El negocio de escuchar transforma tu voz en mercancía

Lo que parece un servicio es, en realidad, una arquitectura de captura. El auge de aplicaciones que pagan a los usuarios por grabar llamadas o compartir audios abre un espacio ambiguo que muchos celebran como parte de la llamada “economía del creador”. Sin embargo, tras el incentivo inmediato emerge un mercado gris de datos sensibles, donde el consentimiento se difumina y la legitimidad social resulta incierta.
La voz, con sus matices emocionales y contextuales, se convierte en materia prima de un negocio que promete eficiencia a corto plazo, pero acumula tensiones éticas y regulatorias de cara al futuro.
Licencias expansivas: promesas breves, derechos prolongados
El usuario suele aceptar términos que no lee. En el caso de estas aplicaciones, la licencia va mucho más allá del uso inicial prometido. Lo que empieza como un pago por minuto de grabación termina habilitando a la empresa para reutilizar, compartir y revender el audio en contextos nunca previstos por quien lo generó. Formalmente se ofrece una opción de consentimiento, pero, en la práctica, rechazarla implica perder acceso o beneficios.

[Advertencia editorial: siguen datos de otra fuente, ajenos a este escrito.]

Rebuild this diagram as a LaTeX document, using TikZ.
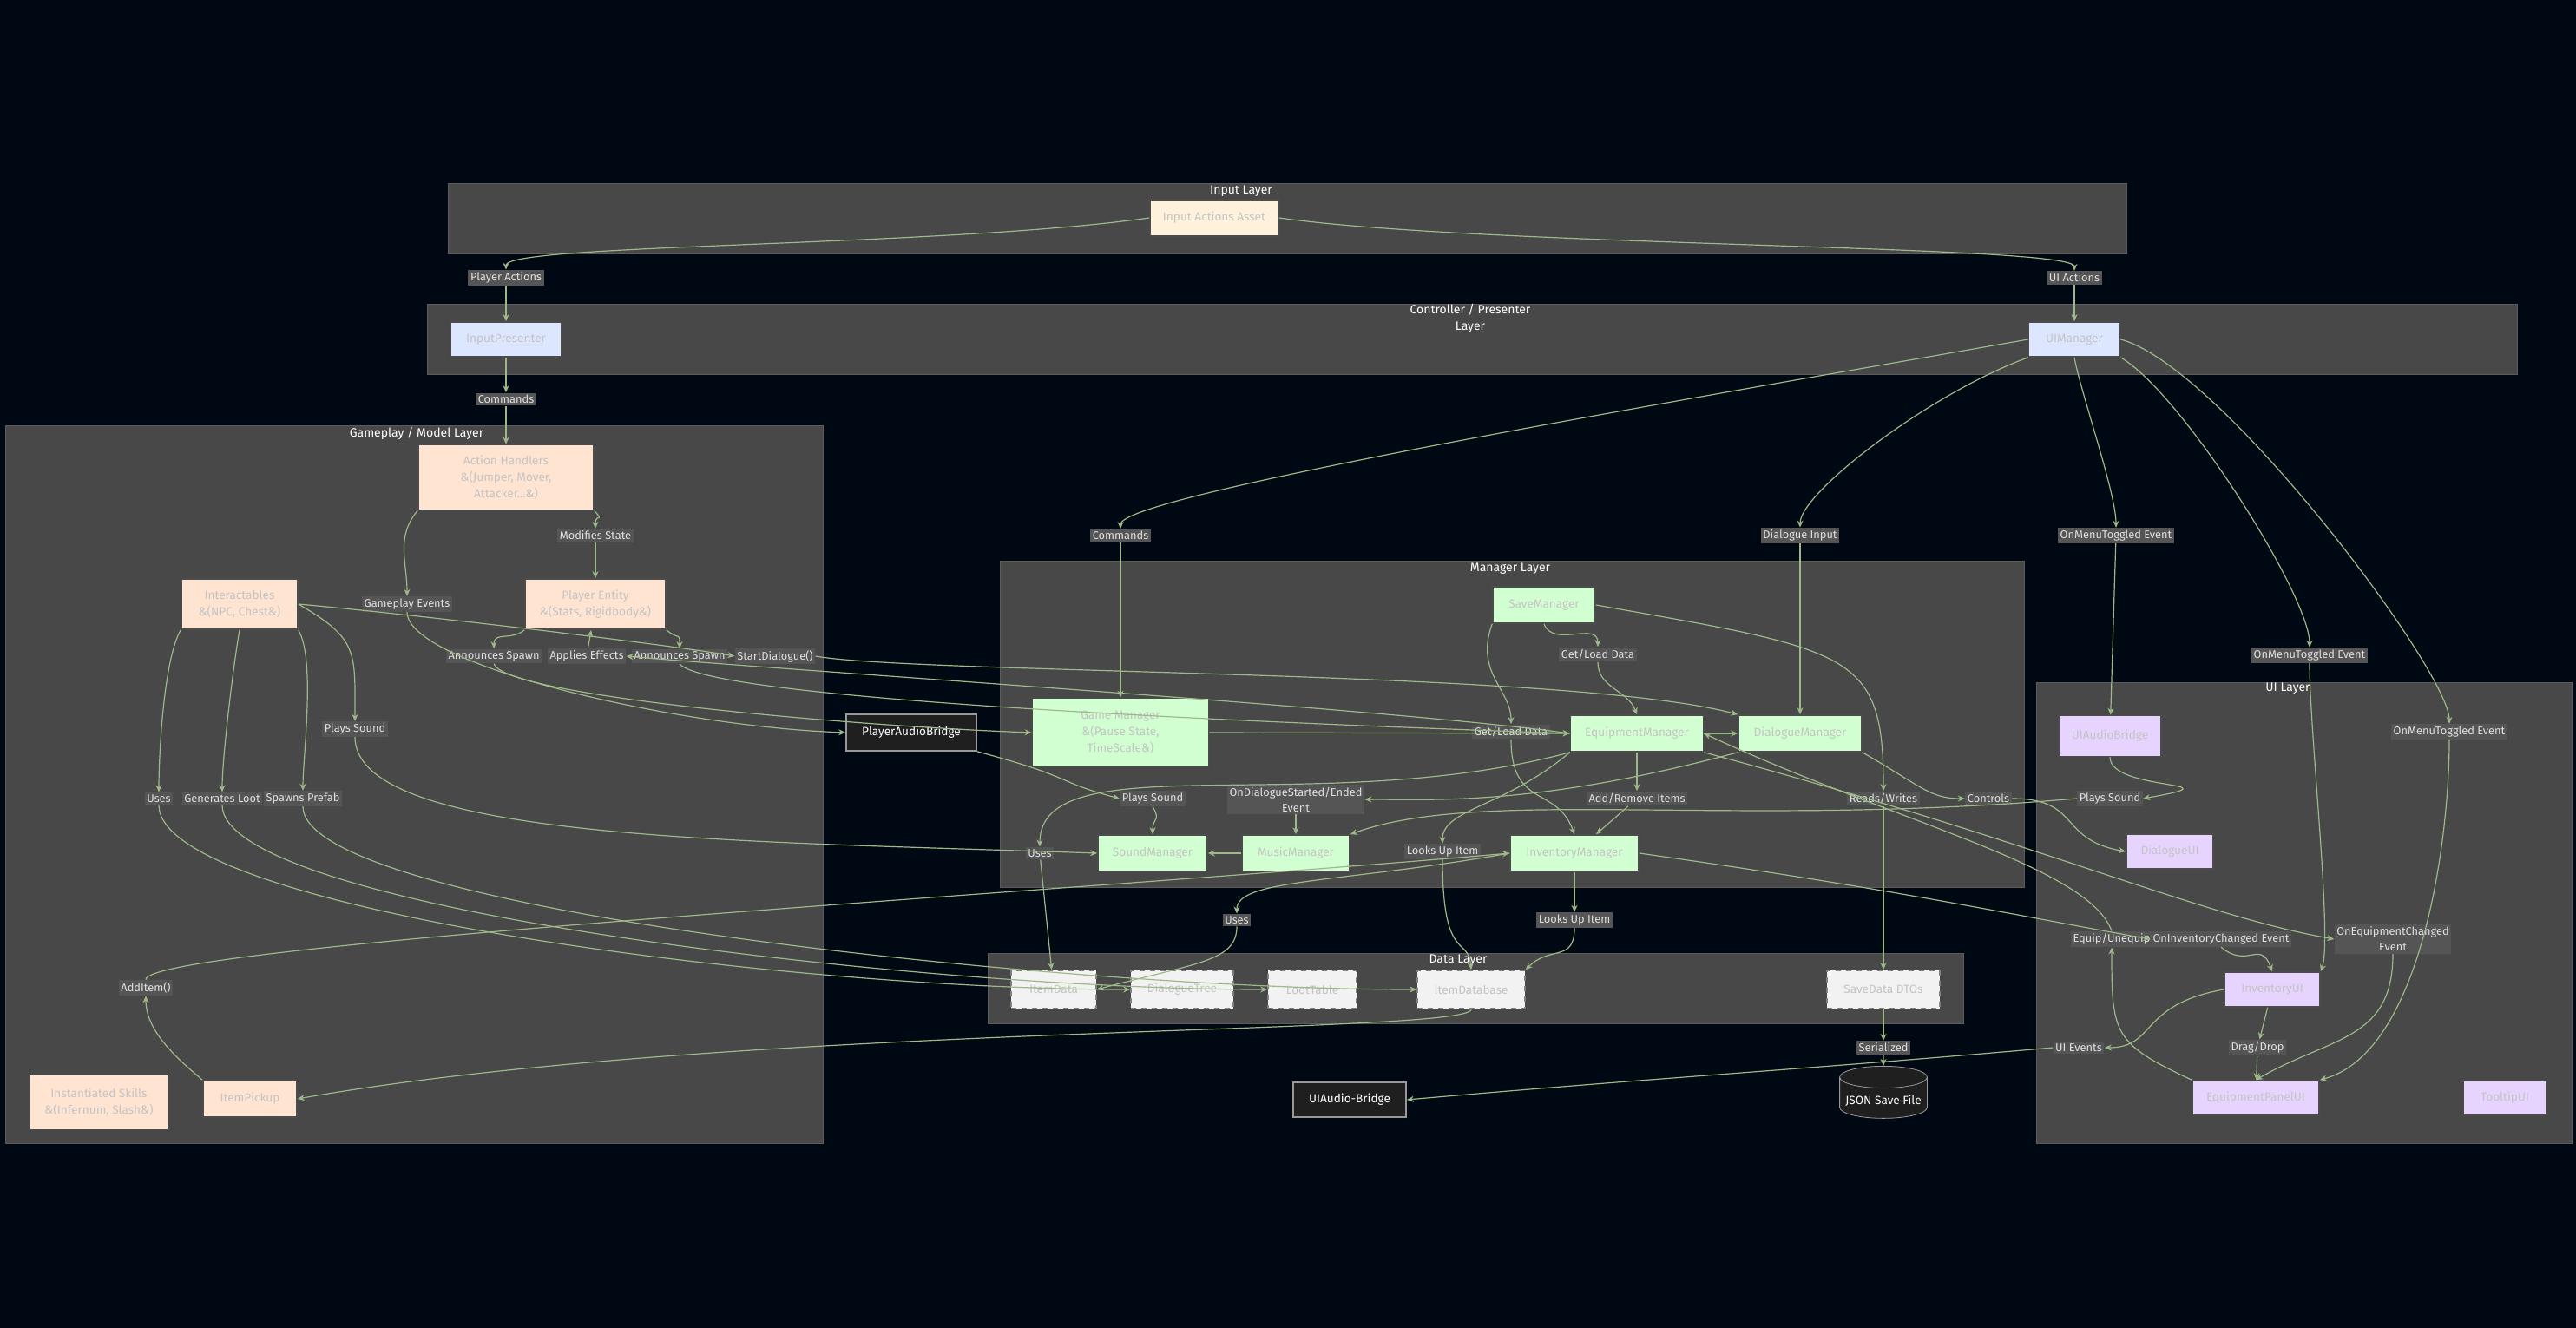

Esta asimetría convierte el consentimiento en un gesto ilusorio: se concede porque negarlo es, en la práctica, inviable. Así, la promesa de transparencia se diluye bajo contratos diseñados para capturarlo todo.
Incentivos perversos: más datos, menos libertad
Pagar por grabar genera una lógica de sobreproducción. El usuario que recibe dinero por cada minuto hablado no actúa de forma neutral: empieza a generar interacciones artificiales, inducidas por el incentivo. Ya no se trata de compartir momentos significativos, sino de maximizar el volumen. El resultado es un torrente de datos cuyo valor no radica en el contenido explícito, sino en los patrones que se desprenden entre líneas.
La trampa es evidente: cuanto más hables, más ganas, pero menos controlas lo que entregas. La economía de la voz convierte la interacción en moneda y degrada la noción de consentimiento informado.
Asimetría de poder: del contexto a la emoción
El verdadero activo no es lo que decimos, sino cómo lo decimos. Pausas, tonos, repeticiones y vacilaciones alimentan sistemas capaces de inferir estados emocionales y contextos de decisión. Igual que un navegador registra patrones de comportamiento para anticipar búsquedas, el micrófono se convierte en interfaz de poder. Controlar esta capa significa acceder a lo más íntimo: la forma en que expresamos dudas, miedos o entusiasmo.
La personalización prometida se revela entonces como coartada: un chantaje implícito que plantea “entrégalo todo o quédate fuera del futuro digital”. El usuario pierde capacidad de decisión frente a arquitecturas que normalizan la exposición.
Riesgo reputacional y regulatorio: el precio del gris
El mercado gris de datos no existe en el vacío: prospera en la brecha entre jurisdicciones. La Unión Europea ha prohibido ya los sistemas de reconocimiento emocional en entornos laborales y educativos, marcando un límite claro. El Reino Unido y Estados Unidos, en cambio, se inclinan por la flexibilidad, priorizando la inversión y el crecimiento tecnológico.
Esta disparidad abre un espacio donde prácticas controvertidas se sostienen hasta que cambian las reglas o la percepción pública. Lo que hoy se presenta como oportunidad de negocio puede convertirse mañana en pasivo legal o reputacional. La ambigüedad no es estable: es un terreno minado.
Preguntas para un futuro en disputa
El negocio de escuchar plantea un dilema que no se resuelve con contratos ni con promesas de utilidad. La voz revela más de lo que pensamos y su captura masiva abre interrogantes que apenas empezamos a considerar.
- ¿Qué tipo de datos aceptaríamos comprar para entrenar modelos sin cruzar límites éticos?
- ¿Cómo debería comunicarse con claridad al usuario qué se captura, con qué fin y hasta dónde?
- ¿Queremos una economía en la que la intimidad se convierta en materia prima o estamos dispuestos a redefinir el pacto digital antes de que la captura sea total?